*Stated goal*: Write the data below out exactly as it stands. Do not include the pictures.

*Given data*:

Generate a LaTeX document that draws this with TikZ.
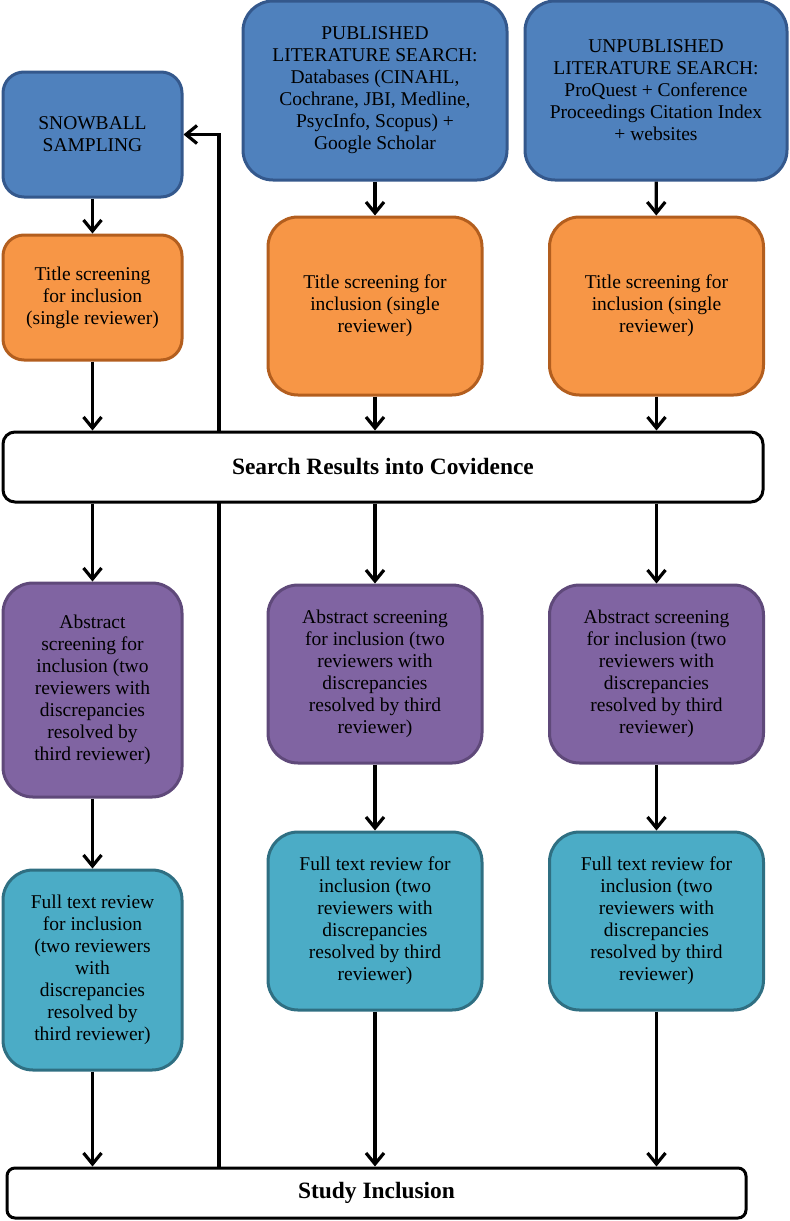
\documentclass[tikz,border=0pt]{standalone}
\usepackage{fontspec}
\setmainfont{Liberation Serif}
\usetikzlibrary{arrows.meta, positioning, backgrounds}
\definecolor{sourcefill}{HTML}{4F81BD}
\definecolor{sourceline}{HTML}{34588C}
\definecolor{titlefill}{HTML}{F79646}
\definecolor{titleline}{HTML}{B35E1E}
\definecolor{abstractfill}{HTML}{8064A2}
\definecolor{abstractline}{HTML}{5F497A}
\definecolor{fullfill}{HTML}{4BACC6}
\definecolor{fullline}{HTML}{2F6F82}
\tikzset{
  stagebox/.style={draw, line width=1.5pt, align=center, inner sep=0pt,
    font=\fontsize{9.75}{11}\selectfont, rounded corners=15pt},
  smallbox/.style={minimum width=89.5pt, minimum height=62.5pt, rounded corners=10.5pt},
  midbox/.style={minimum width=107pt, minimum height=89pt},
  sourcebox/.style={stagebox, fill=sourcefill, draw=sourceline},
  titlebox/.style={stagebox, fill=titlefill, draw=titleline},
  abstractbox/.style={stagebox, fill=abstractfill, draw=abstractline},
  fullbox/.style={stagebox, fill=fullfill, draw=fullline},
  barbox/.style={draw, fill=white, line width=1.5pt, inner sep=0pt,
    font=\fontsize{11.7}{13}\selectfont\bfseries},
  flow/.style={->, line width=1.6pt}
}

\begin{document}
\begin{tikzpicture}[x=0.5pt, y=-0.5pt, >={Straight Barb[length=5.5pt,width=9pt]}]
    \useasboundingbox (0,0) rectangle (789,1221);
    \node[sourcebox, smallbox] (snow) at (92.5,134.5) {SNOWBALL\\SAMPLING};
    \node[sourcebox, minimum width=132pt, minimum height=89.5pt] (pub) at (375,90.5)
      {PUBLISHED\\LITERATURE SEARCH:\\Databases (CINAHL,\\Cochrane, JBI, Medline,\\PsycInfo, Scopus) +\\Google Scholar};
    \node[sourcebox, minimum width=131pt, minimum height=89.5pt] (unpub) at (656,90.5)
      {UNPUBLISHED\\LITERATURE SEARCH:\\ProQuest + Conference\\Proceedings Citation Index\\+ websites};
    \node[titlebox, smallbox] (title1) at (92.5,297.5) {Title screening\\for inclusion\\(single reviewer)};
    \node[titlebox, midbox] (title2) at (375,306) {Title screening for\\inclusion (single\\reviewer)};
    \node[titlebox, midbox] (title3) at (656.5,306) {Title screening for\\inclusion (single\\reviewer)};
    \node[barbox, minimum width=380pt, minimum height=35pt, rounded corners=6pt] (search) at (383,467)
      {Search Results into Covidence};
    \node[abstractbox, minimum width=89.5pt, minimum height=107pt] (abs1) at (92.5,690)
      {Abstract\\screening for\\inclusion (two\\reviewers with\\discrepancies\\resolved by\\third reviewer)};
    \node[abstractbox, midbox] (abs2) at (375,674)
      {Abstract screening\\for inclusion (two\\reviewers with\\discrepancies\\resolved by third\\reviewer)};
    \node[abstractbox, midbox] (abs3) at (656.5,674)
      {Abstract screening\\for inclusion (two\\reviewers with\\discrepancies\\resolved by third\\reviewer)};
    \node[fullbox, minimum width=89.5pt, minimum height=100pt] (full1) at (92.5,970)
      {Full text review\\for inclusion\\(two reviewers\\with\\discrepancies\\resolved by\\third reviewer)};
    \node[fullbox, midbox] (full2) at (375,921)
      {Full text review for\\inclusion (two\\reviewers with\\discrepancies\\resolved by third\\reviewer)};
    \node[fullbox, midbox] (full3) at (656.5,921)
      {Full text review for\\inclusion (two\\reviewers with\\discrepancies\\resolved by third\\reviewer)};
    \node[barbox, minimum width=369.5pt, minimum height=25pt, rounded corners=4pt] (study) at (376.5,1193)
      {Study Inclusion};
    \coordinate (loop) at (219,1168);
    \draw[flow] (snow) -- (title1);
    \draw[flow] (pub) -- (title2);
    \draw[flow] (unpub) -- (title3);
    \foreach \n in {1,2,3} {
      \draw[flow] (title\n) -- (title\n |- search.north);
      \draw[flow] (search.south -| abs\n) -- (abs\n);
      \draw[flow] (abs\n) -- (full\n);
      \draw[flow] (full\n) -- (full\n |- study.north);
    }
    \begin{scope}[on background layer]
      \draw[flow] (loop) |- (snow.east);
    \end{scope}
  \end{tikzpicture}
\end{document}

*Task response*:
Generate a LaTeX document that draws this with TikZ.
\documentclass[tikz,border=0pt]{standalone}
\usepackage{fontspec}
\setmainfont{Liberation Serif}
\usetikzlibrary{arrows.meta, positioning, backgrounds}
\definecolor{sourcefill}{HTML}{4F81BD}
\definecolor{sourceline}{HTML}{34588C}
\definecolor{titlefill}{HTML}{F79646}
\definecolor{titleline}{HTML}{B35E1E}
\definecolor{abstractfill}{HTML}{8064A2}
\definecolor{abstractline}{HTML}{5F497A}
\definecolor{fullfill}{HTML}{4BACC6}
\definecolor{fullline}{HTML}{2F6F82}
\tikzset{
  stagebox/.style={draw, line width=1.5pt, align=center, inner sep=0pt,
    font=\fontsize{9.75}{11}\selectfont, rounded corners=15pt},
  smallbox/.style={minimum width=89.5pt, minimum height=62.5pt, rounded corners=10.5pt},
  midbox/.style={minimum width=107pt, minimum height=89pt},
  sourcebox/.style={stagebox, fill=sourcefill, draw=sourceline},
  titlebox/.style={stagebox, fill=titlefill, draw=titleline},
  abstractbox/.style={stagebox, fill=abstractfill, draw=abstractline},
  fullbox/.style={stagebox, fill=fullfill, draw=fullline},
  barbox/.style={draw, fill=white, line width=1.5pt, inner sep=0pt,
    font=\fontsize{11.7}{13}\selectfont\bfseries},
  flow/.style={->, line width=1.6pt}
}

\begin{document}
\begin{tikzpicture}[x=0.5pt, y=-0.5pt, >={Straight Barb[length=5.5pt,width=9pt]}]
    \useasboundingbox (0,0) rectangle (789,1221);
    \node[sourcebox, smallbox] (snow) at (92.5,134.5) {SNOWBALL\\SAMPLING};
    \node[sourcebox, minimum width=132pt, minimum height=89.5pt] (pub) at (375,90.5)
      {PUBLISHED\\LITERATURE SEARCH:\\Databases (CINAHL,\\Cochrane, JBI, Medline,\\PsycInfo, Scopus) +\\Google Scholar};
    \node[sourcebox, minimum width=131pt, minimum height=89.5pt] (unpub) at (656,90.5)
      {UNPUBLISHED\\LITERATURE SEARCH:\\ProQuest + Conference\\Proceedings Citation Index\\+ websites};
    \node[titlebox, smallbox] (title1) at (92.5,297.5) {Title screening\\for inclusion\\(single reviewer)};
    \node[titlebox, midbox] (title2) at (375,306) {Title screening for\\inclusion (single\\reviewer)};
    \node[titlebox, midbox] (title3) at (656.5,306) {Title screening for\\inclusion (single\\reviewer)};
    \node[barbox, minimum width=380pt, minimum height=35pt, rounded corners=6pt] (search) at (383,467)
      {Search Results into Covidence};
    \node[abstractbox, minimum width=89.5pt, minimum height=107pt] (abs1) at (92.5,690)
      {Abstract\\screening for\\inclusion (two\\reviewers with\\discrepancies\\resolved by\\third reviewer)};
    \node[abstractbox, midbox] (abs2) at (375,674)
      {Abstract screening\\for inclusion (two\\reviewers with\\discrepancies\\resolved by third\\reviewer)};
    \node[abstractbox, midbox] (abs3) at (656.5,674)
      {Abstract screening\\for inclusion (two\\reviewers with\\discrepancies\\resolved by third\\reviewer)};
    \node[fullbox, minimum width=89.5pt, minimum height=100pt] (full1) at (92.5,970)
      {Full text review\\for inclusion\\(two reviewers\\with\\discrepancies\\resolved by\\third reviewer)};
    \node[fullbox, midbox] (full2) at (375,921)
      {Full text review for\\inclusion (two\\reviewers with\\discrepancies\\resolved by third\\reviewer)};
    \node[fullbox, midbox] (full3) at (656.5,921)
      {Full text review for\\inclusion (two\\reviewers with\\discrepancies\\resolved by third\\reviewer)};
    \node[barbox, minimum width=369.5pt, minimum height=25pt, rounded corners=4pt] (study) at (376.5,1193)
      {Study Inclusion};
    \coordinate (loop) at (219,1168);
    \draw[flow] (snow) -- (title1);
    \draw[flow] (pub) -- (title2);
    \draw[flow] (unpub) -- (title3);
    \foreach \n in {1,2,3} {
      \draw[flow] (title\n) -- (title\n |- search.north);
      \draw[flow] (search.south -| abs\n) -- (abs\n);
      \draw[flow] (abs\n) -- (full\n);
      \draw[flow] (full\n) -- (full\n |- study.north);
    }
    \begin{scope}[on background layer]
      \draw[flow] (loop) |- (snow.east);
    \end{scope}
  \end{tikzpicture}
\end{document}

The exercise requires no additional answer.